____ Items

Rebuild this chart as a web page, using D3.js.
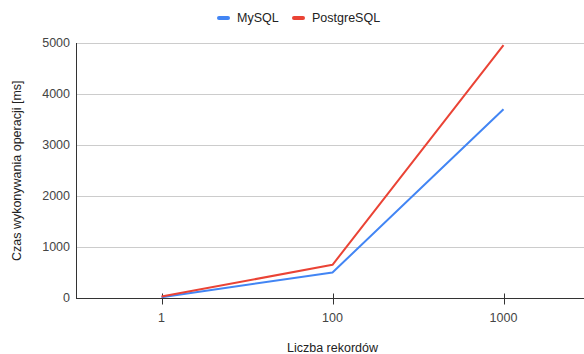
<!DOCTYPE html>
<html>
<head>
<meta charset="utf-8">
<script src="https://cdn.jsdelivr.net/npm/d3@7"></script>
<style>
  body { margin: 0; background: #fff; }
  svg text { font-family: Arial, "Liberation Sans", sans-serif; }
</style>
</head>
<body>
<div id="chart"></div>
<script>
// data
var categories = ["1", "100", "1000"];
var mysql = [15, 500, 3700];
var postgres = [30, 650, 4960];
var yTicks = [0, 1000, 2000, 3000, 4000, 5000];
var seriesNames = ["MySQL", "PostgreSQL"];
var seriesColors = ["#4285f4", "#ea4335"];

var width = 584, height = 354;
var margin = { top: 43, right: -5, bottom: 56, left: 76 };

var svg = d3.select("#chart").append("svg")
    .attr("width", width)
    .attr("height", height);

var x = d3.scalePoint()
    .domain(categories)
    .range([margin.left, width - margin.right])
    .padding(0.5);

var y = d3.scaleLinear()
    .domain([0, 5000])
    .range([height - margin.bottom, margin.top]);

// gridlines
svg.append("g")
    .selectAll("line")
    .data(yTicks.filter(d => d > 0))
    .enter().append("line")
    .attr("x1", margin.left)
    .attr("x2", width)
    .attr("y1", d => Math.round(y(d)) + 0.5)
    .attr("y2", d => Math.round(y(d)) + 0.5)
    .attr("stroke", "#cccccc")
    .attr("stroke-width", 1);

// y tick labels
svg.append("g")
    .selectAll("text")
    .data(yTicks)
    .enter().append("text")
    .attr("x", margin.left - 6)
    .attr("y", d => y(d))
    .attr("dy", "0.35em")
    .attr("text-anchor", "end")
    .attr("font-size", 12.5)
    .attr("fill", "#444")
    .text(d => d);

// axis lines
var y0 = Math.round(y(0)) + 0.5;
svg.append("line")
    .attr("x1", margin.left + 0.5).attr("x2", margin.left + 0.5)
    .attr("y1", y(5000)).attr("y2", y0)
    .attr("stroke", "#333");

// x ticks and labels
var xg = svg.append("g");
xg.selectAll("line")
    .data(categories)
    .enter().append("line")
    .attr("x1", d => Math.round(x(d)) + 0.5)
    .attr("x2", d => Math.round(x(d)) + 0.5)
    .attr("y1", y0 - 5)
    .attr("y2", y0 + 6)
    .attr("stroke", "#333");
xg.selectAll("text")
    .data(categories)
    .enter().append("text")
    .attr("x", d => x(d))
    .attr("y", y0 + 19)
    .attr("dy", "0.35em")
    .attr("text-anchor", "middle")
    .attr("font-size", 12.5)
    .attr("fill", "#444")
    .text(d => d);

// lines
var series = [mysql, postgres];
var line = d3.line()
    .x((d, i) => x(categories[i]))
    .y(d => y(d));

series.forEach(function (s, k) {
    svg.append("path")
        .datum(s)
        .attr("fill", "none")
        .attr("stroke", seriesColors[k])
        .attr("stroke-width", 2)
        .attr("stroke-linejoin", "round")
        .attr("d", line);
});

svg.append("line")
    .attr("x1", margin.left).attr("x2", width)
    .attr("y1", y0).attr("y2", y0)
    .attr("stroke", "#333");

// axis titles
svg.append("text")
    .attr("transform", "translate(17," + ((margin.top + y0) / 2) + ") rotate(-90)")
    .attr("text-anchor", "middle")
    .attr("dy", "0.35em")
    .attr("font-size", 12.5)
    .attr("fill", "#222")
    .text("Czas wykonywania operacji [ms]");

svg.append("text")
    .attr("x", x("100"))
    .attr("y", 348)
    .attr("dy", "0.35em")
    .attr("text-anchor", "middle")
    .attr("font-size", 12.5)
    .attr("fill", "#222")
    .text("Liczba rekordów");

// legend
var legendX = [217, 292];
var lg = svg.append("g");
seriesNames.forEach(function (name, k) {
    lg.append("rect")
        .attr("x", legendX[k])
        .attr("y", 16)
        .attr("width", 13)
        .attr("height", 4)
        .attr("rx", 2)
        .attr("fill", seriesColors[k]);
    lg.append("text")
        .attr("x", legendX[k] + 20)
        .attr("y", 18)
        .attr("dy", "0.35em")
        .attr("font-size", 12.5)
        .attr("fill", "#222")
        .text(name);
});
</script>
</body>
</html>
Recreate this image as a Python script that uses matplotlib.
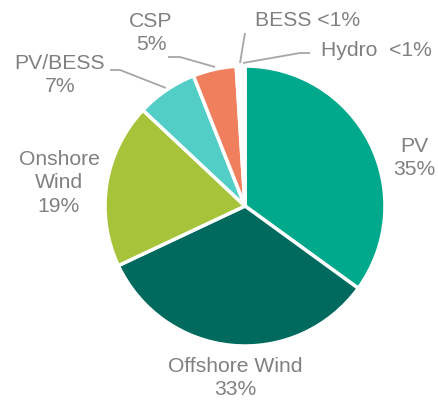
import matplotlib
matplotlib.use('Agg')
import matplotlib.pyplot as plt

labels = ["PV", "Offshore Wind", "Onshore Wind", "PV/BESS", "CSP", "BESS", "Hydro"]
shares = [35, 33, 19, 7, 5, 0.5, 0.5]
colors = ["#00A98C", "#006A5F", "#A6C33A", "#52CEC6", "#F07F5E", "#F4F4F4", "#F4F4F4"]

W, H = 439, 401
TXT = "#808080"

plt.rcParams['font.family'] = ['Liberation Sans', 'DejaVu Sans']

fig = plt.figure(figsize=(W / 100, H / 100), dpi=100)
ax = fig.add_axes([0, 0, 1, 1])

cx, cy, r = 245, H - 206, 140
ax.pie(shares, colors=colors, startangle=90, counterclock=False,
       center=(cx, cy), radius=r, frame=True,
       wedgeprops={'edgecolor': 'white', 'linewidth': 2.5})
ax.set_xlim(0, W)
ax.set_ylim(0, H)
ax.set_aspect('equal')
ax.axis('off')


def txt(x, y, s, ha='center'):
    ax.text(x, H - y, s, ha=ha, va='center', fontsize=15.2, color=TXT, linespacing=1.27)


def leader(pts):
    xs = [p[0] for p in pts]
    ys = [H - p[1] for p in pts]
    ax.plot(xs, ys, color="#a6a6a6", lw=1.3, solid_capstyle='butt')


txt(414, 158, "PV\n35%")
txt(235, 378, "Offshore Wind\n33%")
txt(59, 183, "Onshore\nWind\n19%")
txt(60, 75, "PV/BESS\n7%")
txt(151, 33, "CSP\n5%")
txt(255, 20, "BESS <1%", ha='left')
txt(321, 50, "Hydro  <1%", ha='left')

leader([(110, 70), (120, 70), (166, 88)])
leader([(168, 57), (180, 57), (215, 67)])
leader([(245, 33), (240, 63)])
leader([(310, 53), (300, 53), (243, 63)])

fig.savefig("out.png", dpi=100)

________

Print all entries exactly. The images do not belong in the copy.

Rebuild this chart as a web page, using D3.js.
<!DOCTYPE html>
<html>
<head>
<meta charset="utf-8">
<script src="https://cdn.jsdelivr.net/npm/d3@7"></script>
<style>
  body { margin: 0; background: #fff; }
  svg text { font-family: Arial, "Liberation Sans", sans-serif; }
</style>
</head>
<body>
<div id="chart"></div>
<script>
// data
var categories = ["1", "100", "1000"];
var mysql = [15, 500, 3700];
var postgres = [30, 650, 4960];
var yTicks = [0, 1000, 2000, 3000, 4000, 5000];
var seriesNames = ["MySQL", "PostgreSQL"];
var seriesColors = ["#4285f4", "#ea4335"];

var width = 584, height = 354;
var margin = { top: 43, right: -5, bottom: 56, left: 76 };

var svg = d3.select("#chart").append("svg")
    .attr("width", width)
    .attr("height", height);

var x = d3.scalePoint()
    .domain(categories)
    .range([margin.left, width - margin.right])
    .padding(0.5);

var y = d3.scaleLinear()
    .domain([0, 5000])
    .range([height - margin.bottom, margin.top]);

// gridlines
svg.append("g")
    .selectAll("line")
    .data(yTicks.filter(d => d > 0))
    .enter().append("line")
    .attr("x1", margin.left)
    .attr("x2", width)
    .attr("y1", d => Math.round(y(d)) + 0.5)
    .attr("y2", d => Math.round(y(d)) + 0.5)
    .attr("stroke", "#cccccc")
    .attr("stroke-width", 1);

// y tick labels
svg.append("g")
    .selectAll("text")
    .data(yTicks)
    .enter().append("text")
    .attr("x", margin.left - 6)
    .attr("y", d => y(d))
    .attr("dy", "0.35em")
    .attr("text-anchor", "end")
    .attr("font-size", 12.5)
    .attr("fill", "#444")
    .text(d => d);

// axis lines
var y0 = Math.round(y(0)) + 0.5;
svg.append("line")
    .attr("x1", margin.left + 0.5).attr("x2", margin.left + 0.5)
    .attr("y1", y(5000)).attr("y2", y0)
    .attr("stroke", "#333");

// x ticks and labels
var xg = svg.append("g");
xg.selectAll("line")
    .data(categories)
    .enter().append("line")
    .attr("x1", d => Math.round(x(d)) + 0.5)
    .attr("x2", d => Math.round(x(d)) + 0.5)
    .attr("y1", y0 - 5)
    .attr("y2", y0 + 6)
    .attr("stroke", "#333");
xg.selectAll("text")
    .data(categories)
    .enter().append("text")
    .attr("x", d => x(d))
    .attr("y", y0 + 19)
    .attr("dy", "0.35em")
    .attr("text-anchor", "middle")
    .attr("font-size", 12.5)
    .attr("fill", "#444")
    .text(d => d);

// lines
var series = [mysql, postgres];
var line = d3.line()
    .x((d, i) => x(categories[i]))
    .y(d => y(d));

series.forEach(function (s, k) {
    svg.append("path")
        .datum(s)
        .attr("fill", "none")
        .attr("stroke", seriesColors[k])
        .attr("stroke-width", 2)
        .attr("stroke-linejoin", "round")
        .attr("d", line);
});

svg.append("line")
    .attr("x1", margin.left).attr("x2", width)
    .attr("y1", y0).attr("y2", y0)
    .attr("stroke", "#333");

// axis titles
svg.append("text")
    .attr("transform", "translate(17," + ((margin.top + y0) / 2) + ") rotate(-90)")
    .attr("text-anchor", "middle")
    .attr("dy", "0.35em")
    .attr("font-size", 12.5)
    .attr("fill", "#222")
    .text("Czas wykonywania operacji [ms]");

svg.append("text")
    .attr("x", x("100"))
    .attr("y", 348)
    .attr("dy", "0.35em")
    .attr("text-anchor", "middle")
    .attr("font-size", 12.5)
    .attr("fill", "#222")
    .text("Liczba rekordów");

// legend
var legendX = [217, 292];
var lg = svg.append("g");
seriesNames.forEach(function (name, k) {
    lg.append("rect")
        .attr("x", legendX[k])
        .attr("y", 16)
        .attr("width", 13)
        .attr("height", 4)
        .attr("rx", 2)
        .attr("fill", seriesColors[k]);
    lg.append("text")
        .attr("x", legendX[k] + 20)
        .attr("y", 18)
        .attr("dy", "0.35em")
        .attr("font-size", 12.5)
        .attr("fill", "#222")
        .text(name);
});
</script>
</body>
</html>
Recreate this image as a Python script that uses matplotlib.
import matplotlib
matplotlib.use('Agg')
import matplotlib.pyplot as plt

labels = ["PV", "Offshore Wind", "Onshore Wind", "PV/BESS", "CSP", "BESS", "Hydro"]
shares = [35, 33, 19, 7, 5, 0.5, 0.5]
colors = ["#00A98C", "#006A5F", "#A6C33A", "#52CEC6", "#F07F5E", "#F4F4F4", "#F4F4F4"]

W, H = 439, 401
TXT = "#808080"

plt.rcParams['font.family'] = ['Liberation Sans', 'DejaVu Sans']

fig = plt.figure(figsize=(W / 100, H / 100), dpi=100)
ax = fig.add_axes([0, 0, 1, 1])

cx, cy, r = 245, H - 206, 140
ax.pie(shares, colors=colors, startangle=90, counterclock=False,
       center=(cx, cy), radius=r, frame=True,
       wedgeprops={'edgecolor': 'white', 'linewidth': 2.5})
ax.set_xlim(0, W)
ax.set_ylim(0, H)
ax.set_aspect('equal')
ax.axis('off')


def txt(x, y, s, ha='center'):
    ax.text(x, H - y, s, ha=ha, va='center', fontsize=15.2, color=TXT, linespacing=1.27)


def leader(pts):
    xs = [p[0] for p in pts]
    ys = [H - p[1] for p in pts]
    ax.plot(xs, ys, color="#a6a6a6", lw=1.3, solid_capstyle='butt')


txt(414, 158, "PV\n35%")
txt(235, 378, "Offshore Wind\n33%")
txt(59, 183, "Onshore\nWind\n19%")
txt(60, 75, "PV/BESS\n7%")
txt(151, 33, "CSP\n5%")
txt(255, 20, "BESS <1%", ha='left')
txt(321, 50, "Hydro  <1%", ha='left')

leader([(110, 70), (120, 70), (166, 88)])
leader([(168, 57), (180, 57), (215, 67)])
leader([(245, 33), (240, 63)])
leader([(310, 53), (300, 53), (243, 63)])

fig.savefig("out.png", dpi=100)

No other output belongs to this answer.